Глава пятьдесят девятая
Плохая я или хорошая, но я все-таки засыпаю и в течение трех сладких часов сплю без сновидений, не думая ни о нашем плане, ни о Патрике, ни о Лоренцо, ни о том, где сейчас может быть Стивен, ни о том, что почтальон Дэл, арестованный как шпион, сидит сейчас в камере и решает, то ли ему заговорить, то ли приготовиться смотреть, как будут молить о пощаде его дочери, когда этот проклятый дуболом Томас начнет их обрабатывать. Я не думаю о том, что у Оливии Кинг теперь вместо руки обгорелая головешка, или о том, что Лин и Изабель вполне могли схватить и теперь они находятся на пути в лагерь.
Сон – это фантастический стиратель действительности, но только пока он длится.
С пустым желудком, в котором булькает только кофе, я отправляюсь в лабораторию, спрятав аккуратно свернутые замечания Патрика в пудреницу с компактной пудрой, которую всегда ношу в сумке.
Лоренцо уже у себя и, разумеется, варит кофе.
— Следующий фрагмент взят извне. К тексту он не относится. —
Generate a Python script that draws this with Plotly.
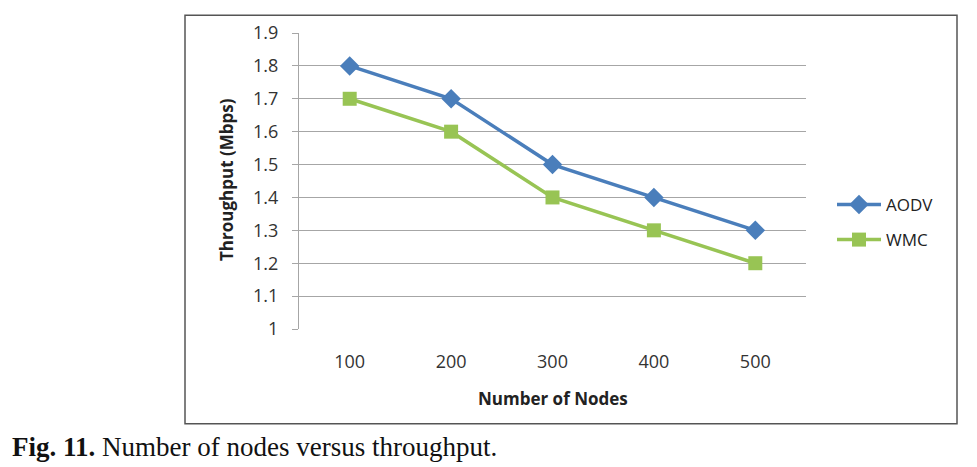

– Хочешь? – спрашивает он.
– Ни в коем случае. – При слове «кофе» я чувствую, как стенки моего желудка вспыхивают огнем. Небрежным жестом достав из сумочки компакт-пудру, я извлекаю тщательно свернутую бумажку и, пряча ее в ладони, незаметным жестом подвигаю по столу к Лоренцо. Потом я громко говорю: – Ну что ж, пойду подготовлю все к прибытию миссис Рей. А ты, как здесь закончишь, сразу приходи вниз.
Мой кабинет пуст и темен, как и вчера, когда я из него уходила. Ясно, что Лин сюда не возвращалась. Но еще хуже то, что мне уже стало совершенно очевидным: она вообще вряд ли вернется.
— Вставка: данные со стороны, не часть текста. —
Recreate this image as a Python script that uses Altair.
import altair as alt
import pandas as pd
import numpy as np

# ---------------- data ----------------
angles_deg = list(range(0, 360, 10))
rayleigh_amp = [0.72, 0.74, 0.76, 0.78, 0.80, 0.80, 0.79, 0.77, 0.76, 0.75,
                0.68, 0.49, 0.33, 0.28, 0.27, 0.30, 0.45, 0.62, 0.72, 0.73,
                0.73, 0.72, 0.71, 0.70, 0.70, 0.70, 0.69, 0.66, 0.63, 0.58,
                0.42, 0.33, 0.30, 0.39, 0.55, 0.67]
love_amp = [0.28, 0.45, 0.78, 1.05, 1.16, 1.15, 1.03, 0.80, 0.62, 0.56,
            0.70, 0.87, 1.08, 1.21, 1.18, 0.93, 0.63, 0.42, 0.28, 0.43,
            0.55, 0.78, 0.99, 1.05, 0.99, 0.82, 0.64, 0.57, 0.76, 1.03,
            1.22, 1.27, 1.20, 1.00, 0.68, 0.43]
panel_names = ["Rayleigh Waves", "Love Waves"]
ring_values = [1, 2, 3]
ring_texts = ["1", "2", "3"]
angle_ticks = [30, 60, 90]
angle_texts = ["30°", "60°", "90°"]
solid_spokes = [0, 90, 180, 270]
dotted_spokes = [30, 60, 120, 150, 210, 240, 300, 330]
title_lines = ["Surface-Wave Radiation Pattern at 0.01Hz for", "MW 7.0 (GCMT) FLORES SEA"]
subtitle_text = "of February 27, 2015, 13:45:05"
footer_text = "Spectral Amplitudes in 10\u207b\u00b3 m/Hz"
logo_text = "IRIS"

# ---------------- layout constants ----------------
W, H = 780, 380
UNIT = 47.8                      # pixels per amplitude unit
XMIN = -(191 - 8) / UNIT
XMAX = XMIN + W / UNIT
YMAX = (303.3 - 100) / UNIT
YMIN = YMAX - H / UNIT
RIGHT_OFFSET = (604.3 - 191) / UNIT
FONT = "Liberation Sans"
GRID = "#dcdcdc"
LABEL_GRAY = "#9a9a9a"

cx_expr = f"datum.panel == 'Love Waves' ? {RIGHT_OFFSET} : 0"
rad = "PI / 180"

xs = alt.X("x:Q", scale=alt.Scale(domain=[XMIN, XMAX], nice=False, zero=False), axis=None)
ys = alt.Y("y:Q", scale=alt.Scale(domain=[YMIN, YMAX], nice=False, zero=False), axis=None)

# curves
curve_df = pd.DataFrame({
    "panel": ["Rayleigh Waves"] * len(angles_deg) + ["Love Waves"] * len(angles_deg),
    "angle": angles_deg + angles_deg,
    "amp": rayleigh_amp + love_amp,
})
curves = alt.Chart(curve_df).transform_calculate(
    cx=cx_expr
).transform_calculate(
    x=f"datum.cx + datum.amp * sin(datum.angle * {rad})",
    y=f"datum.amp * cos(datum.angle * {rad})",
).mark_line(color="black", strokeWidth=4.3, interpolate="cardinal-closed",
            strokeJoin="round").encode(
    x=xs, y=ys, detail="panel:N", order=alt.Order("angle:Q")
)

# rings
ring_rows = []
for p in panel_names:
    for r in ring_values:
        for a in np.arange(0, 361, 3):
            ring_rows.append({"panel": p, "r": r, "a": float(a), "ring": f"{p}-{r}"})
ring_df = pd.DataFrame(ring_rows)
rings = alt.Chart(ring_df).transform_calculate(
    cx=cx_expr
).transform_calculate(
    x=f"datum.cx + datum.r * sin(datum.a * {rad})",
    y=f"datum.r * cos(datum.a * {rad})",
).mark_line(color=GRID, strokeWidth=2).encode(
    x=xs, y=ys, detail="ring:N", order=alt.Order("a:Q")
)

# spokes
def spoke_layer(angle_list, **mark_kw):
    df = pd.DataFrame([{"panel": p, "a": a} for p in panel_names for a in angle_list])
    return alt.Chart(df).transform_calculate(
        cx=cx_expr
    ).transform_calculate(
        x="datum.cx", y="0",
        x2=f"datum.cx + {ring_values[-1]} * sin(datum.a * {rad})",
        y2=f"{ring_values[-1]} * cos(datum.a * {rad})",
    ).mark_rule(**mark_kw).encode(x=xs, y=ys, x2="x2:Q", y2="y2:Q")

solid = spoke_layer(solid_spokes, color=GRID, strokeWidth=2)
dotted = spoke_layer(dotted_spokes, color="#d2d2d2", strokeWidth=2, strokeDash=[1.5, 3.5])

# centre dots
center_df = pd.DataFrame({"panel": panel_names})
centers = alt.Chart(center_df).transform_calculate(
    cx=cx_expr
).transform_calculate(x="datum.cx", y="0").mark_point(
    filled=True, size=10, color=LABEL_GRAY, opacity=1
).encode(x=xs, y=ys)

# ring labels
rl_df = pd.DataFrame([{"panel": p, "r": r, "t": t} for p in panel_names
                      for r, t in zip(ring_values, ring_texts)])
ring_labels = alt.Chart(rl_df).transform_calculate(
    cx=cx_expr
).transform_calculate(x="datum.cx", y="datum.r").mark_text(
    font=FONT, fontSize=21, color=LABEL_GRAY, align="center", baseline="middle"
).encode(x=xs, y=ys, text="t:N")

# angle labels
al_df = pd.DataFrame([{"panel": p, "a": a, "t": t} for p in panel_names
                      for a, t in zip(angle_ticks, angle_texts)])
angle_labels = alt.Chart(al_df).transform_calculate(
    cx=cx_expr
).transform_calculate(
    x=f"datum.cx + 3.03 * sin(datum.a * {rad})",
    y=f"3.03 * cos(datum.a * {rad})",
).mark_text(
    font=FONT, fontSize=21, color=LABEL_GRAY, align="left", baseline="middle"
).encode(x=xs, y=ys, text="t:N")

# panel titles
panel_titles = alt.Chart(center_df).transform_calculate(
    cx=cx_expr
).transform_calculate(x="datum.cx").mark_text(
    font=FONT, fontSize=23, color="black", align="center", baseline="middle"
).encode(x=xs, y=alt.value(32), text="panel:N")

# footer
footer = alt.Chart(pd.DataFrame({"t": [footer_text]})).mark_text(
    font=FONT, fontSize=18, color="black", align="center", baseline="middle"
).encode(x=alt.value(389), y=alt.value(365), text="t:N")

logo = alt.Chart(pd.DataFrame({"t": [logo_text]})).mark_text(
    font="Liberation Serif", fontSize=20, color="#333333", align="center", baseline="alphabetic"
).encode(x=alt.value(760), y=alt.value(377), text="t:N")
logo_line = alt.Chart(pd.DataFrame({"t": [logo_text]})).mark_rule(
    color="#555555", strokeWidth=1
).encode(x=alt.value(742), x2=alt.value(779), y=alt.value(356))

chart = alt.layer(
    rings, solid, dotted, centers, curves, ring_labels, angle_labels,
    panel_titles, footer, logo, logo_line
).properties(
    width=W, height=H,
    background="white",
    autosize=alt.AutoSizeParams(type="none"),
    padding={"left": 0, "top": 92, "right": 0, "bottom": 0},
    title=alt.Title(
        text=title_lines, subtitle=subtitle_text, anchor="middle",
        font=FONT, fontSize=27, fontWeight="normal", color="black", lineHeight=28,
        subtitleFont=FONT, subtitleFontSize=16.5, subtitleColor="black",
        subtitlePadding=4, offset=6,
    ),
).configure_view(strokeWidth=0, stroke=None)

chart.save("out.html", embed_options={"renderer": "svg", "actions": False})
Впрочем, кое-какой план у меня имеется. И надежда пока осталась, хотя ее и маловато.
В лифте на меня с трех сторон смотрит мое собственное отражение. С фасада я выгляжу, в общем, неплохо, разве что глаза немного припухли и волосы, как всегда, в беспорядке, да и лицо несколько осунулось в связи с тем, что в последнее время я придерживаюсь довольно странной диеты в виде кофе и воды. А вот если смотреть сбоку, то вид у меня, пожалуй, непривычный и не особенно мне нравится. Так что я напоминаю себе, что плечи нужно выпрямить, а подбородок поднять. Да и миссис Рей ни к чему видеть меня такой сломленной – она сразу беспокоиться начнет. Я пытаюсь втянуть живот, но это мне не удается. Непривычное вздутие в нижней части живота, сейчас скрытое под блузкой, заставляет меня оставить верхнюю пуговицу на джинсах не застегнутой.
Господи, надеюсь, хоть Патрик ничего такого не заметил, когда сегодня утром целовал меня на прощанье.
В лаборатории я говорю «привет» подопытным мышам и кроликам и стараюсь даже не смотреть в сторону холодильника, где дюжина мертвых грызунов ждет своей очереди на вскрытие. Затем я подготавливаю одно из боковых помещений для будущей операции. Помещение выглядит пустоватым и совершенно безжизненным, а это совсем не то окружение, в какое мне хотелось бы поместить миссис Рей в первые мгновения ее воссоединения с миром разумной речи, и я решаю его немного оживить и усовершенствовать.